Wednesday, August 20, 2008

"Get Your Fucking Hands Off Of Me!"

It seems that when you make your body into a piece of art the people around you begin to feel that they own you. You become public property. Others think that they can invade your space, interrupt conversations, grab and prod at you. They feel that they deserve answers to questions that they don't always have the right to ask. I've always made it a point to fight against what is seen as normal; always tried to break the molds. But I've never felt that I was on display, or that I had to justify myself to those around me. Now strangers are asking me to justify my actions and all I want to know is why I should explain myself to them. Why justify my actions to people I don't know or care about? In the midst of writing this I had a man walk up and grab my face. He was trying to tell me, in very bad English, that I should not have covered my arms in tattoos. What is it that makes people like him think they have the right to actions like that? Do they feel that I have no regard for my body, and that they don't need to either? I feel that using my skin as a canvas is one of the highest regards I can pay to my body. It almost feels like playing God: I'm making a beautiful thing even more pleasing to look at. If I believed in Creationism I would say that this is why our bodies look the way they do. We were given beautiful templates, shown what was possible, and then left to improve upon what we had. I don't, however, believe in Creationism.

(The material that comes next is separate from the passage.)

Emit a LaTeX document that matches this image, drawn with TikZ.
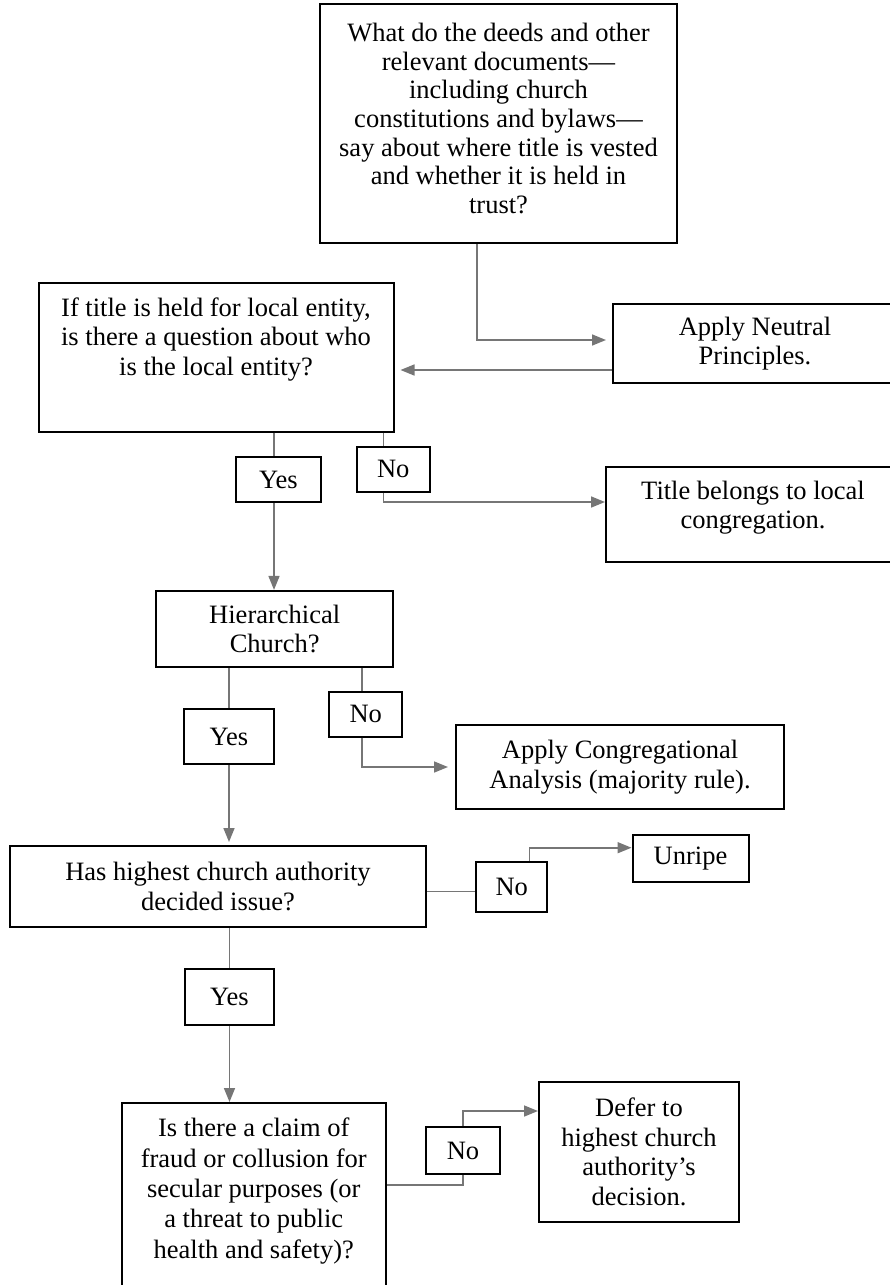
\documentclass[tikz,border=0pt]{standalone}
\usepackage{fontspec}
\setmainfont{Liberation Serif}
\usetikzlibrary{arrows.meta}
\definecolor{connc}{HTML}{767676}
\begin{document}
\begin{tikzpicture}[x=1pt,y=-1pt,
  box/.style={draw=black, line width=2pt, rectangle, inner sep=0pt, align=center,
              font=\fontsize{26.5}{29.5}\selectfont},
  lbl/.style={align=center, inner sep=0pt, font=\fontsize{26.5}{29.5}\selectfont},
  line/.style={draw=connc, line width=1.6pt},
  arr/.style={line, -{Triangle[length=14pt,width=11pt]}}
]
\useasboundingbox (0,0) rectangle (889,1285);

% boxes
\node[box, minimum width=357pt, minimum height=239pt, font=\fontsize{26.5}{28.7}\selectfont,
      label={[lbl, font=\fontsize{26.5}{28.7}\selectfont, yshift=5pt]center:{What do the deeds and other\\relevant documents—\\including church\\constitutions and bylaws—\\say about where title is vested\\and whether it is held in\\trust?}}]
      (q1) at (498.5,123.5) {};
\node[box, minimum width=284pt, minimum height=79pt] (q3) at (755,343.5) {Apply Neutral\\Principles.};
\node[box, minimum width=355pt, minimum height=149pt,
      label={[lbl, yshift=18pt]center:{If title is held for local entity,\\is there a question about who\\is the local entity?}}]
      (q2) at (216,357.2) {};
\node[box, minimum width=85pt, minimum height=45pt] (yes1) at (278.5,479.5) {Yes};
\node[box, minimum width=73pt, minimum height=45pt] (no1) at (393.3,469.2) {No};
\node[box, minimum width=294pt, minimum height=95pt,
      label={[lbl, yshift=7pt]center:{Title belongs to local\\congregation.}}]
      (q5) at (753,514.5) {};
\node[box, minimum width=237pt, minimum height=76pt] (q4) at (274.7,628.9) {Hierarchical\\Church?};
\node[box, minimum width=90pt, minimum height=55pt] (yes2) at (229,736.7) {Yes};
\node[box, minimum width=73pt, minimum height=45pt] (no2) at (365.8,714.2) {No};
\node[box, minimum width=328pt, minimum height=84pt] (q6) at (620,767) {Apply Congregational\\Analysis (majority rule).};
\node[box, minimum width=416pt, minimum height=81pt] (q7) at (218,886.5) {Has highest church authority\\decided issue?};
\node[box, minimum width=71pt, minimum height=50pt] (no3) at (511.7,886.7) {No};
\node[box, minimum width=116pt, minimum height=47pt] (unripe) at (690.5,858.3) {Unripe};
\node[box, minimum width=89pt, minimum height=56pt] (yes3) at (229.5,997) {Yes};
\node[box, minimum width=264.5pt, minimum height=202pt,
      label={[lbl, font=\fontsize{26.5}{30.4}\selectfont, yshift=13pt]center:{Is there a claim of\\fraud or collusion for\\secular purposes (or\\a threat to public\\health and safety)?}}]
      (q8) at (253.75,1204) {};
\node[box, minimum width=74pt, minimum height=47pt] (no4) at (463,1150.5) {No};
\node[box, minimum width=200pt, minimum height=140pt] (q9) at (639,1152) {Defer to\\highest church\\authority’s\\decision.};

% connectors
\draw[arr, shorten >=6pt] ([xshift=-21.5pt]q1.south) |- ([yshift=3.5pt]q3.west);
\draw[arr, shorten >=6pt] ([yshift=-26.5pt]q3.west) -- ([yshift=-26.5pt]q3.west -| q2.east);

\draw[line] ([xshift=-4.5pt]yes1.north |- q2.south) -- ([xshift=-4.5pt]yes1.north);
\draw[arr] ([xshift=-4.5pt]yes1.south) -- ([xshift=-4.5pt]yes1.south |- q4.north);
\draw[line] ([xshift=-9.8pt]no1.north |- q2.south) -- ([xshift=-9.8pt]no1.north);
\draw[arr] ([xshift=-9.8pt]no1.south) |- ([yshift=12.5pt]q5.west);

\draw[line] (yes2.north |- q4.south) -- (yes2.north);
\draw[arr, shorten >=3pt] (yes2.south) -- (yes2.south |- q7.north);
\draw[line] ([xshift=-4pt]no2.north |- q4.south) -- ([xshift=-4pt]no2.north);
\draw[arr, shorten >=7pt] ([xshift=-4pt]no2.south) |- (q6.west);

\draw[line] ([yshift=-5pt]q7.east) -- ([yshift=-5pt]q7.east -| no3.west);
\draw[arr] ([xshift=17.6pt]no3.north) |- ([yshift=10.6pt]unripe.west);

\draw[line] (yes3.north |- q7.south) -- (yes3.north);
\draw[arr] (yes3.south) -- (yes3.south |- q8.north);

\draw[line] ([yshift=19pt]q8.east) -| (no4.south);
\draw[arr] (no4.north) |- ([yshift=41pt]q9.west);
\end{tikzpicture}
\end{document}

There are, of course, those who understand. They are the people who walk up just to say that they think my arms are beautiful. They don't poke at them, or demand to know why. They treat my tattoos as they would any work of art they enjoy: with respect. Ultimately , these are the people who understand that I did not do this for anyone but myself. I did it because I thought it would be beautiful, and it is. I did it to be provoking, and shocking. And it seems to be. I did it because I feel that successful art, like a successful life takes a little bit of pain at times. I haven't been disappointed on any of these counts. I did not do it to become public property. So if you are one of those people who feels that someone who throws themselves into life and lives it how they want to must answer to you for their actions and desires, all I have to say is, "back off."